(Source code of charts)

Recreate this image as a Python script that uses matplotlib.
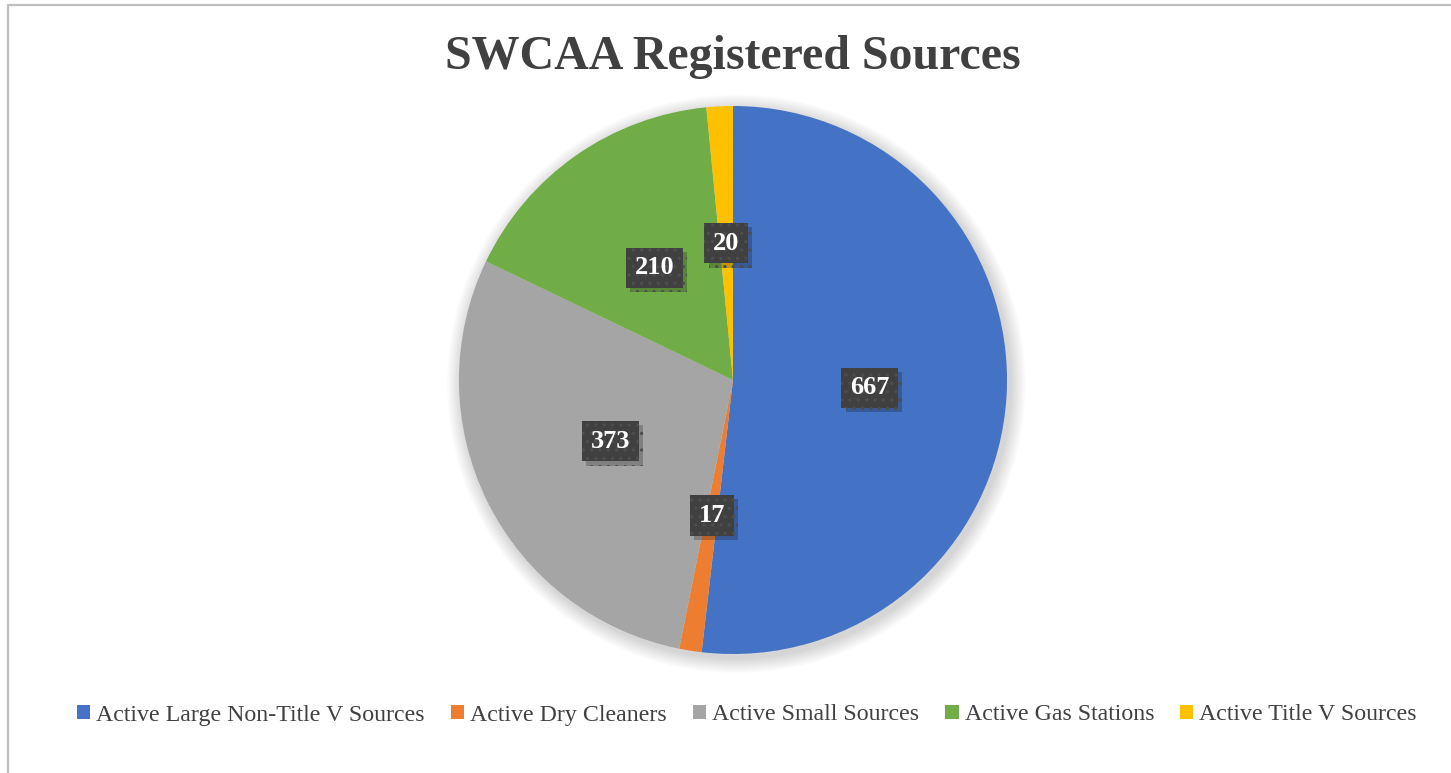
import matplotlib.pyplot as plt
from matplotlib.patches import Circle, Rectangle
import matplotlib.patheffects as pe

# data
categories = ['Active Large Non-Title V Sources', 'Active Dry Cleaners',
              'Active Small Sources', 'Active Gas Stations', 'Active Title V Sources']
counts = [667, 17, 373, 210, 20]
colors = ['#4472C4', '#ED7D31', '#A5A5A5', '#70AD47', '#FFC000']

plt.rcParams['font.family'] = ['Liberation Serif', 'DejaVu Serif']
plt.rcParams['hatch.linewidth'] = 1.2

fig = plt.figure(figsize=(14.51, 7.73), dpi=100)

# chart frame (light gray border, cut off at right/bottom like the screenshot)
fig.patches.append(Rectangle((8 / 1451, -0.05), 1.1, 1 - 5 / 773 + 0.05,
                             transform=fig.transFigure, fill=False,
                             edgecolor='#BFBFBF', linewidth=1.6))

# pie axes: center (733, 380) px, radius 274 px
cx, cy, r = 733, 380, 274
ax = fig.add_axes([(cx - r) / 1451, 1 - (cy + r) / 773, 2 * r / 1451, 2 * r / 773])

# soft shadow
for i in range(14):
    ax.add_patch(Circle((0.012, -0.014), 1.0 + 0.004 * (14 - i), color='black',
                        alpha=0.012, lw=0, zorder=0, clip_on=False))

wedges, texts = ax.pie(counts, colors=colors, startangle=90, counterclock=False,
                       labels=[str(c) for c in counts], labeldistance=0.5,
                       wedgeprops=dict(linewidth=0))
for w in wedges:
    w.set_clip_on(False)
for t in texts:
    t.set_color('white')
    t.set_fontsize(19)
    t.set_fontweight('bold')
    t.set_ha('center')
    t.set_va('center')
    t.set_bbox(dict(boxstyle='square,pad=0.33', facecolor='#404040',
                    edgecolor='#4d4d4d', linewidth=0, hatch='..'))
    t.get_bbox_patch().set_path_effects([pe.SimplePatchShadow(offset=(3, -3), alpha=0.25),
                                         pe.Normal()])
ax.set_xlim(-1, 1)
ax.set_ylim(-1, 1)
ax.set_aspect('equal')
ax.axis('off')

fig.text(733 / 1451, 1 - 57 / 773, 'SWCAA Registered Sources', ha='center', va='center',
         fontsize=34.5, fontweight='bold', color='#404040')

handles = [Rectangle((0, 0), 1, 1, facecolor=c, edgecolor='none') for c in colors]
fig.legend(handles, categories, loc='center', bbox_to_anchor=(747 / 1451, 1 - 715 / 773),
           ncol=5, frameon=False, fontsize=17.2, handlelength=0.55, handleheight=0.55,
           handletextpad=0.25, columnspacing=1.1, labelcolor='#404040')

fig.savefig('out.png', dpi=100)
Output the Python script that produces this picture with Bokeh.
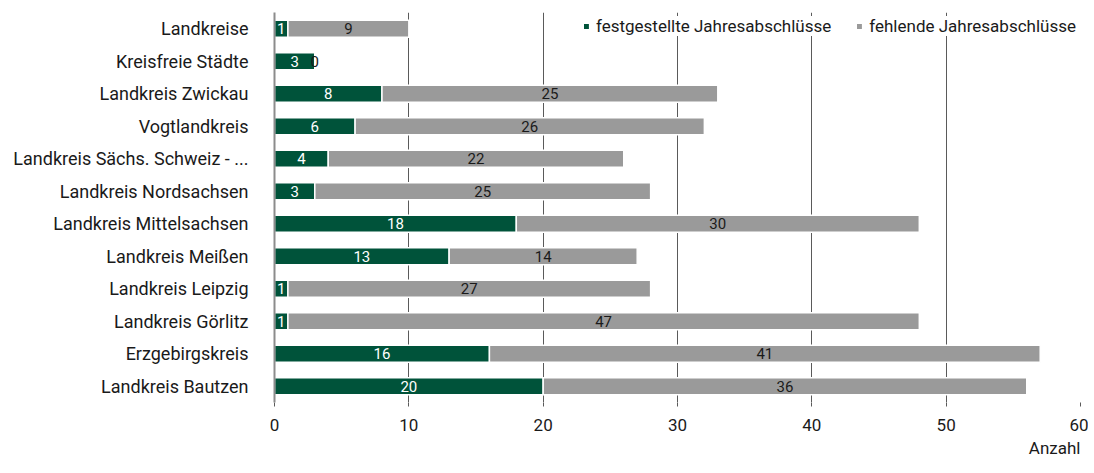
from bokeh.plotting import figure
from bokeh.models import ColumnDataSource, FactorRange, Range1d, Legend, LegendItem, LabelSet, FixedTicker, Title
from bokeh.embed import file_html
from bokeh.resources import INLINE
from bokeh.core.properties import value

categories = ["Landkreise", "Kreisfreie Städte", "Landkreis Zwickau", "Vogtlandkreis",
              "Landkreis Sächs. Schweiz - ...", "Landkreis Nordsachsen", "Landkreis Mittelsachsen",
              "Landkreis Meißen", "Landkreis Leipzig", "Landkreis Görlitz", "Erzgebirgskreis",
              "Landkreis Bautzen"]
festgestellt = [1, 3, 8, 6, 4, 3, 18, 13, 1, 1, 16, 20]
fehlend = [9, 0, 25, 26, 22, 25, 30, 14, 27, 47, 41, 36]
x_ticks = [0, 10, 20, 30, 40, 50, 60]

FONT = "Roboto"
GREEN = "#00533a"
GRAY = "#9a9a9a"
TXT = "#1a1a1a"

end1 = [a + b for a, b in zip(festgestellt, fehlend)]
src = ColumnDataSource(dict(
    cat=categories, f=festgestellt, m=fehlend, end1=end1,
    fx=[a / 2 for a in festgestellt],
    mx=[a + b / 2 for a, b in zip(festgestellt, fehlend)],
    fl=[str(v) for v in festgestellt], ml=[str(v) for v in fehlend],
))

W, H = 1088, 472
p = figure(width=W, height=H, output_backend="svg", toolbar_location=None,
           y_range=FactorRange(*reversed(categories)), x_range=Range1d(0, 60),
           min_border_left=274, min_border_right=8, min_border_top=12, min_border_bottom=70)
p.outline_line_color = None
p.background_fill_color = "white"

r1 = p.hbar(y="cat", left=0, right="f", height=0.52, color=GREEN, line_color="white", line_width=1.5, source=src)
r2 = p.hbar(y="cat", left="f", right="end1", height=0.52, color=GRAY, line_color="white", line_width=1.5, source=src)

p.add_layout(LabelSet(x="fx", y="cat", text="fl", source=src, text_align="center", text_baseline="middle",
                      text_color="white", text_font=value(FONT), text_font_size="15px"))
p.add_layout(LabelSet(x="mx", y="cat", text="ml", source=src, text_align="center", text_baseline="middle",
                      text_color=TXT, text_font=value(FONT), text_font_size="15px"))

p.ygrid.grid_line_color = None
p.xgrid.ticker = FixedTicker(ticks=x_ticks)
p.xgrid.grid_line_color = "#5a5a5a"
p.xgrid.grid_line_width = 1
p.xgrid.level = "underlay"

xa = p.xaxis[0]
xa.ticker = FixedTicker(ticks=x_ticks)
xa.axis_line_color = None
xa.major_tick_line_color = "#5a5a5a"
xa.major_tick_out = 4
xa.major_tick_in = 0
xa.minor_tick_line_color = None
xa.major_label_text_font = FONT
xa.major_label_text_font_size = "17px"
xa.major_label_text_color = TXT
xa.major_label_standoff = 12

p.yaxis.axis_line_color = "#8c8c8c"
p.yaxis.axis_line_width = 2
p.yaxis.major_tick_line_color = None
p.yaxis.minor_tick_line_color = None
p.yaxis.major_label_text_font = FONT
p.yaxis.major_label_text_font_size = "18px"
p.yaxis.major_label_text_color = TXT
p.yaxis.major_label_standoff = 20

p.add_layout(Title(text="Anzahl", align="right", text_font=FONT, text_font_size="17px",
                   text_font_style="normal", text_color=TXT, standoff=4), "below")

legend = Legend(items=[LegendItem(label="festgestellte Jahresabschlüsse", renderers=[r1]),
                       LegendItem(label="fehlende Jahresabschlüsse", renderers=[r2])],
                location="top_right", orientation="horizontal", spacing=24,
                glyph_width=8, glyph_height=8, label_standoff=6, padding=4, margin=4,
                label_height=16, border_line_color=None, background_fill_color="white",
                background_fill_alpha=1.0,
                label_text_font=FONT, label_text_font_size="17px", label_text_color=TXT)
p.add_layout(legend, "center")

open("out.html", "w").write(file_html(p, INLINE))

* [Given request] Exactly restate the lines from the beginning of the data through the line with "fontsize=34.5, fontweight='bold', color='#404040')", and no others, keeping pictures out.

* [Result below]
Recreate this image as a Python script that uses matplotlib.
import matplotlib.pyplot as plt
from matplotlib.patches import Circle, Rectangle
import matplotlib.patheffects as pe

# data
categories = ['Active Large Non-Title V Sources', 'Active Dry Cleaners',
              'Active Small Sources', 'Active Gas Stations', 'Active Title V Sources']
counts = [667, 17, 373, 210, 20]
colors = ['#4472C4', '#ED7D31', '#A5A5A5', '#70AD47', '#FFC000']

plt.rcParams['font.family'] = ['Liberation Serif', 'DejaVu Serif']
plt.rcParams['hatch.linewidth'] = 1.2

fig = plt.figure(figsize=(14.51, 7.73), dpi=100)

# chart frame (light gray border, cut off at right/bottom like the screenshot)
fig.patches.append(Rectangle((8 / 1451, -0.05), 1.1, 1 - 5 / 773 + 0.05,
                             transform=fig.transFigure, fill=False,
                             edgecolor='#BFBFBF', linewidth=1.6))

# pie axes: center (733, 380) px, radius 274 px
cx, cy, r = 733, 380, 274
ax = fig.add_axes([(cx - r) / 1451, 1 - (cy + r) / 773, 2 * r / 1451, 2 * r / 773])

# soft shadow
for i in range(14):
    ax.add_patch(Circle((0.012, -0.014), 1.0 + 0.004 * (14 - i), color='black',
                        alpha=0.012, lw=0, zorder=0, clip_on=False))

wedges, texts = ax.pie(counts, colors=colors, startangle=90, counterclock=False,
                       labels=[str(c) for c in counts], labeldistance=0.5,
                       wedgeprops=dict(linewidth=0))
for w in wedges:
    w.set_clip_on(False)
for t in texts:
    t.set_color('white')
    t.set_fontsize(19)
    t.set_fontweight('bold')
    t.set_ha('center')
    t.set_va('center')
    t.set_bbox(dict(boxstyle='square,pad=0.33', facecolor='#404040',
                    edgecolor='#4d4d4d', linewidth=0, hatch='..'))
    t.get_bbox_patch().set_path_effects([pe.SimplePatchShadow(offset=(3, -3), alpha=0.25),
                                         pe.Normal()])
ax.set_xlim(-1, 1)
ax.set_ylim(-1, 1)
ax.set_aspect('equal')
ax.axis('off')

fig.text(733 / 1451, 1 - 57 / 773, 'SWCAA Registered Sources', ha='center', va='center',
         fontsize=34.5, fontweight='bold', color='#404040')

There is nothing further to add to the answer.